Background Neonates are able to detect and process painful stimuli but are unable to mount a complete response, posing a clinical challenge. Repeated exposure to pain may result in long-term neurodevelopmental sequelae. There is no uniformly agreed method of assessing neonatal pain. Although the “Premature Infants Pain Profile” (PIPP) score is the commonest used worldwide, the “Face, Legs, Activity, Cry and Consolability” (FLACC) score is also often utilised. However, FLACC score has not been validated for infants younger than 2 months old.
Aim To assess validity and reliability of FLACC score in the assessment of neonatal pain responses and collect user feedback.

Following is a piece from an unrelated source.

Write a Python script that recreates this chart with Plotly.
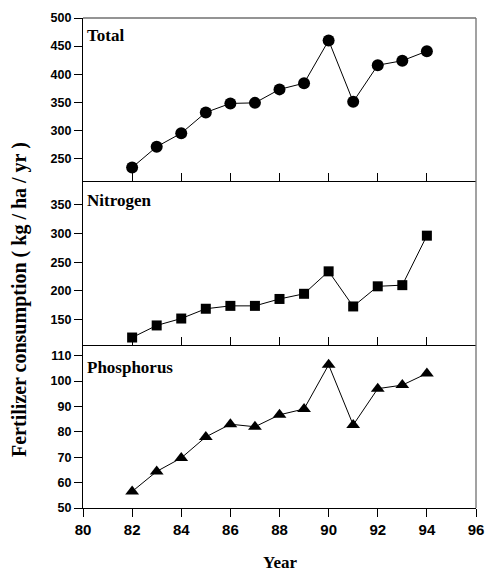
import plotly.graph_objects as go
from plotly.subplots import make_subplots

years = [82, 83, 84, 85, 86, 87, 88, 89, 90, 91, 92, 93, 94]
total = [234, 271, 295, 332, 348, 349, 373, 384, 460, 351, 416, 424, 441]
nitrogen = [119, 140, 152, 169, 174, 174, 186, 195, 234, 173, 208, 210, 296]
phosphorus = [56.5, 64.4, 69.7, 78, 83, 82, 86.7, 89, 106.4, 82.7, 97, 98.4, 103]

panel_names = ["Total", "Nitrogen", "Phosphorus"]
x_ticks = [80, 82, 84, 86, 88, 90, 92, 94, 96]
y_ticks_total = [250, 300, 350, 400, 450, 500]
y_ticks_nitrogen = [150, 200, 250, 300, 350]
y_ticks_phosphorus = [50, 60, 70, 80, 90, 100, 110]

W, H = 485, 571
L_px, R_px, T_px, B_px = 83, 476, 18, 508
b1, b2 = 181, 345
ml, mr, mt, mb = L_px, W - R_px, T_px, H - B_px
ph = B_px - T_px
pw = R_px - L_px
def frac(ypix):
    return (B_px - ypix) / ph

fig = make_subplots(rows=3, cols=1, shared_xaxes=False, vertical_spacing=0)

series = [(total, "circle", 12), (nitrogen, "square", 10), (phosphorus, "triangle-up", 12)]
for i, (vals, sym, sz) in enumerate(series):
    fig.add_trace(go.Scatter(x=years, y=vals, mode="lines+markers",
                             line=dict(color="black", width=1),
                             marker=dict(symbol=sym, size=sz, color="black"),
                             showlegend=False, cliponaxis=False), row=i + 1, col=1)

domains = [(frac(b1), 1.0), (frac(b2), frac(b1)), (0.0, frac(b2))]
yranges = [[210, 500], [106, 391], [50, 114.2]]
yticks = [y_ticks_total, y_ticks_nitrogen, y_ticks_phosphorus]
tickfont = dict(family="Liberation Sans, Arial", size=12.5, color="black", weight="bold")

for i in range(3):
    xa = "xaxis" if i == 0 else f"xaxis{i+1}"
    ya = "yaxis" if i == 0 else f"yaxis{i+1}"
    bottom = (i == 2)
    fig.layout[xa].update(range=[80, 96], domain=[0, 1], automargin=False,
                          tickvals=x_ticks if bottom else x_ticks[1:-1],
                          ticks="outside" if bottom else "inside",
                          ticklen=8, tickwidth=1, tickcolor="black",
                          showticklabels=bottom, ticklabeloverflow="allow",
                          tickfont=dict(family="Liberation Sans, Arial", size=15, color="black", weight="bold"),
                          showline=True, linecolor="black", linewidth=1.3,
                          showgrid=False, zeroline=False, mirror=False)
    fig.layout[ya].update(range=yranges[i], domain=list(domains[i]), automargin=False,
                          tickvals=yticks[i], ticks="outside", ticklen=8,
                          tickwidth=1, tickcolor="black", tickfont=tickfont,
                          showline=True, linecolor="black", linewidth=1.3,
                          showgrid=False, zeroline=False, mirror=False)

fig.add_shape(type="line", xref="paper", yref="paper", x0=0, x1=1, y0=1, y1=1,
              line=dict(color="#707070", width=1.3))
fig.add_shape(type="line", xref="paper", yref="paper", x0=1, x1=1, y0=0, y1=1,
              line=dict(color="#707070", width=1.3))

label_font = dict(family="Liberation Serif, Times New Roman", size=17, color="black", weight="bold")
label_tops = [24, 189, 356]
for name, ytop in zip(panel_names, label_tops):
    fig.add_annotation(text=name, xref="paper", yref="paper", x=0, xshift=2,
                       y=frac(ytop), xanchor="left", yanchor="top",
                       showarrow=False, font=label_font)

fig.add_annotation(text="Fertilizer consumption ( kg / ha / yr )", xref="paper", yref="paper",
                   x=(19 - L_px) / pw, y=frac(300), xanchor="center", yanchor="middle",
                   textangle=-90, showarrow=False,
                   font=dict(family="Liberation Serif, Times New Roman", size=20, color="black", weight="bold"))
fig.add_annotation(text="Year", xref="paper", yref="paper",
                   x=0.5, y=frac(562), xanchor="center", yanchor="middle",
                   showarrow=False,
                   font=dict(family="Liberation Serif, Times New Roman", size=17, color="black", weight="bold"))

fig.update_layout(template="none", width=W, height=H, margin=dict(l=ml, r=mr, t=mt, b=mb),
                  plot_bgcolor="white", paper_bgcolor="white")

fig.write_html("out.html", config={"displayModeBar": False},
               post_script="document.body.style.margin='0';document.body.style.overflow='hidden';")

Method A prospective observational study of infants receiving neonatal care in Singapore General Hospital was performed. Painful responses to common procedures were evaluated. Infants were assessed 5 min before, during and 5 min after the procedure by 2 independent observers (researcher and nurse), who simultaneously scored the infant using both FLACC and PIPP. User feedback was collected.
Results A total of 53 observations of 30 infants were obtained. FLACC meets criterion validity with a correlation coefficient of 0.641 (p-value < 0.01) and construct validity in 1 known group. FLACC has better inter-rater reliability with kappa value of 0.422 as compared to PIPP, kappa value: 0.221. FLACC received better feedback from nurses, with 89% preference over PIPP.
Conclusion FLACC is a valid and reliable tool as compared to the PIPP. FLACC received greater clinical acceptance from the nurses, being less cumbersome and not requiring continuous physiologic parameter monitoring.